**Directions**
Report how many lines of the records below include the word "this". Give nothing but the number.

**Listing**
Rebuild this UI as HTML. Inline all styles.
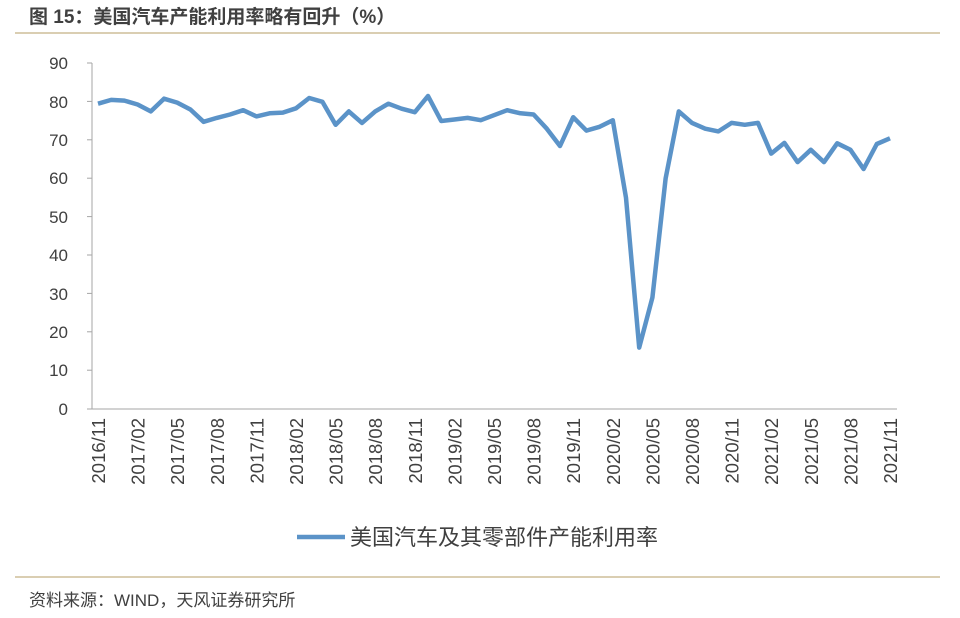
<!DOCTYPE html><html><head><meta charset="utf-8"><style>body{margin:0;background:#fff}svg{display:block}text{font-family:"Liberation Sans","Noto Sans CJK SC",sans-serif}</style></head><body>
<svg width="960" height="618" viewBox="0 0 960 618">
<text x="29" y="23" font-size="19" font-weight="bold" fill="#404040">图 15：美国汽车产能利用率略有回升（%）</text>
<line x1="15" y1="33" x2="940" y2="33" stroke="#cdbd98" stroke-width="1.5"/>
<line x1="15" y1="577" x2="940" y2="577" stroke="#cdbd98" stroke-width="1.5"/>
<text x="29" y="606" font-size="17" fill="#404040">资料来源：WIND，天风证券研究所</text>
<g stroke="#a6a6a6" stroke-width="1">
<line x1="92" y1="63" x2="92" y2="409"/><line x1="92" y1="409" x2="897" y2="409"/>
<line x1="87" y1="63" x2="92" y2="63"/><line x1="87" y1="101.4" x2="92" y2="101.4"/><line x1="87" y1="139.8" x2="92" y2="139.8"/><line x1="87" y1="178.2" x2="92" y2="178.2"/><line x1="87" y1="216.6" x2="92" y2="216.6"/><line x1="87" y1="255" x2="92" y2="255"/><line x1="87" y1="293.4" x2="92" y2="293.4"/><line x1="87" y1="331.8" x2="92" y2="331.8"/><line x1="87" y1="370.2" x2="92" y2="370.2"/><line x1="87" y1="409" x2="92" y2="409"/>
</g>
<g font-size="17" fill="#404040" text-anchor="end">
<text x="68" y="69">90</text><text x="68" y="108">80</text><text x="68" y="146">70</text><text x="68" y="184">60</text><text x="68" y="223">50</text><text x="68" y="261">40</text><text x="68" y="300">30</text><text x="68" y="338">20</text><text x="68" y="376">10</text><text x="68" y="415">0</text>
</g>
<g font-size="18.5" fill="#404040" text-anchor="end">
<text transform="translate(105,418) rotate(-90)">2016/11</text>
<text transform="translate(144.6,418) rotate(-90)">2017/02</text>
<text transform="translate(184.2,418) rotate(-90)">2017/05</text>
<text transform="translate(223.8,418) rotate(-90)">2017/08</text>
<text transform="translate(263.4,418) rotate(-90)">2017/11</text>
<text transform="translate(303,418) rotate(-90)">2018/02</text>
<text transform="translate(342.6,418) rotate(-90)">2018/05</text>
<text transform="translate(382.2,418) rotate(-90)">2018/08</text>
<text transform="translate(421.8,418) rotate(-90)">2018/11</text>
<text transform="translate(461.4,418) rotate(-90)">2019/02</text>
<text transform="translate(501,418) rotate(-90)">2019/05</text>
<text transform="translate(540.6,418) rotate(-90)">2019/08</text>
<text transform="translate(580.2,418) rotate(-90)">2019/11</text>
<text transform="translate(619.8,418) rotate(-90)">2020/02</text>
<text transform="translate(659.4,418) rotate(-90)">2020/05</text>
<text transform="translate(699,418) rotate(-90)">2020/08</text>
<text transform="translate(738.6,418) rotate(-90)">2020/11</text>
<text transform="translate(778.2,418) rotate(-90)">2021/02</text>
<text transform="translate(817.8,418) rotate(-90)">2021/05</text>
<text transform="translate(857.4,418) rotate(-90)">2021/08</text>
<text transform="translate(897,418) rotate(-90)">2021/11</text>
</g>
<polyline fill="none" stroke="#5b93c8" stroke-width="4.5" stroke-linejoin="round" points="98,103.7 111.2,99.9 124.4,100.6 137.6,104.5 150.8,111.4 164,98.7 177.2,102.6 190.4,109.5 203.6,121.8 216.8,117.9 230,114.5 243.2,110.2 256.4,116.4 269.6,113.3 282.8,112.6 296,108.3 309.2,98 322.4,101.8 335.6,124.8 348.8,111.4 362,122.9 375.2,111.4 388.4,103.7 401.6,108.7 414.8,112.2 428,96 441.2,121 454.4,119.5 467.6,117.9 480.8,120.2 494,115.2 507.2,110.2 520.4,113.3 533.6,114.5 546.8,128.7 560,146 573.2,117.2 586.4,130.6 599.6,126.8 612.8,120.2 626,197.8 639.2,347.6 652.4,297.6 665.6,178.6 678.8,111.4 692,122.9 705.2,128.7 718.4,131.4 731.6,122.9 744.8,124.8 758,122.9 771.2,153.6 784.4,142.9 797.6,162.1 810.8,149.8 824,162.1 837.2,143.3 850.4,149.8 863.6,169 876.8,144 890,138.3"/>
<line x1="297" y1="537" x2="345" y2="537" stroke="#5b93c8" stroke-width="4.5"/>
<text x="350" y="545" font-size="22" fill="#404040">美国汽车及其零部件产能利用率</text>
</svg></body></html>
--
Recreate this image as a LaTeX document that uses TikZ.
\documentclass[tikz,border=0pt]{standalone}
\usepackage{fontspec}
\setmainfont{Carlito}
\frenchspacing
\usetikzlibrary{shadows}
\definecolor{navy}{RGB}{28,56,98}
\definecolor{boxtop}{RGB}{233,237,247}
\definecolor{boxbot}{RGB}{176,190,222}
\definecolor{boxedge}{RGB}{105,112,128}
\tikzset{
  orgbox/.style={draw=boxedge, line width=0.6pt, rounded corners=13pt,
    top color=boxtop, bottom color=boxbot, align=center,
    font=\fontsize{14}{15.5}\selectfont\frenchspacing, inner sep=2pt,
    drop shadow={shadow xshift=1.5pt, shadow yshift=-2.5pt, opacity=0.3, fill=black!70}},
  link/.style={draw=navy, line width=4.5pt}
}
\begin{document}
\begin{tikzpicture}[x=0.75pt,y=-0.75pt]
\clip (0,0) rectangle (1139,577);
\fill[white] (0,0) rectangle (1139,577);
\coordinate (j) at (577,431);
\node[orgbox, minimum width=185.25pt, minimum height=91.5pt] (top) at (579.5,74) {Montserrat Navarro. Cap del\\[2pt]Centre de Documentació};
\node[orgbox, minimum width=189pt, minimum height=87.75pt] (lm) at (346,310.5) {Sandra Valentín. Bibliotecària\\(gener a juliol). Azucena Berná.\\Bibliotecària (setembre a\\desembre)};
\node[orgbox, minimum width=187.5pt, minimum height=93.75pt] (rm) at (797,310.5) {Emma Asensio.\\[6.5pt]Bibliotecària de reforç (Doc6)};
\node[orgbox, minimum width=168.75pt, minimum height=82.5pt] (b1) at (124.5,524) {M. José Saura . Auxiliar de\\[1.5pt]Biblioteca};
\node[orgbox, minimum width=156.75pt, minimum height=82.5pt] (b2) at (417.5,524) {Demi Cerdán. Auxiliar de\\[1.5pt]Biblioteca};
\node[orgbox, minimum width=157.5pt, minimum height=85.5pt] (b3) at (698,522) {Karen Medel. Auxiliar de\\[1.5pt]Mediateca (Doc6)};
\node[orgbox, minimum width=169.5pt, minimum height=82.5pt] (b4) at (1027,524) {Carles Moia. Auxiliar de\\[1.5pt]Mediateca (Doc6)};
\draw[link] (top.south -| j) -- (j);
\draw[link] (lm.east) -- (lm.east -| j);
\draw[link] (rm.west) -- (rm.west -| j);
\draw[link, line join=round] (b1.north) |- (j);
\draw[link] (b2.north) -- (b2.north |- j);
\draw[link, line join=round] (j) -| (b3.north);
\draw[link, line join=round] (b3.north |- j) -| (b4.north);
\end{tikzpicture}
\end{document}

**Problem solution**
2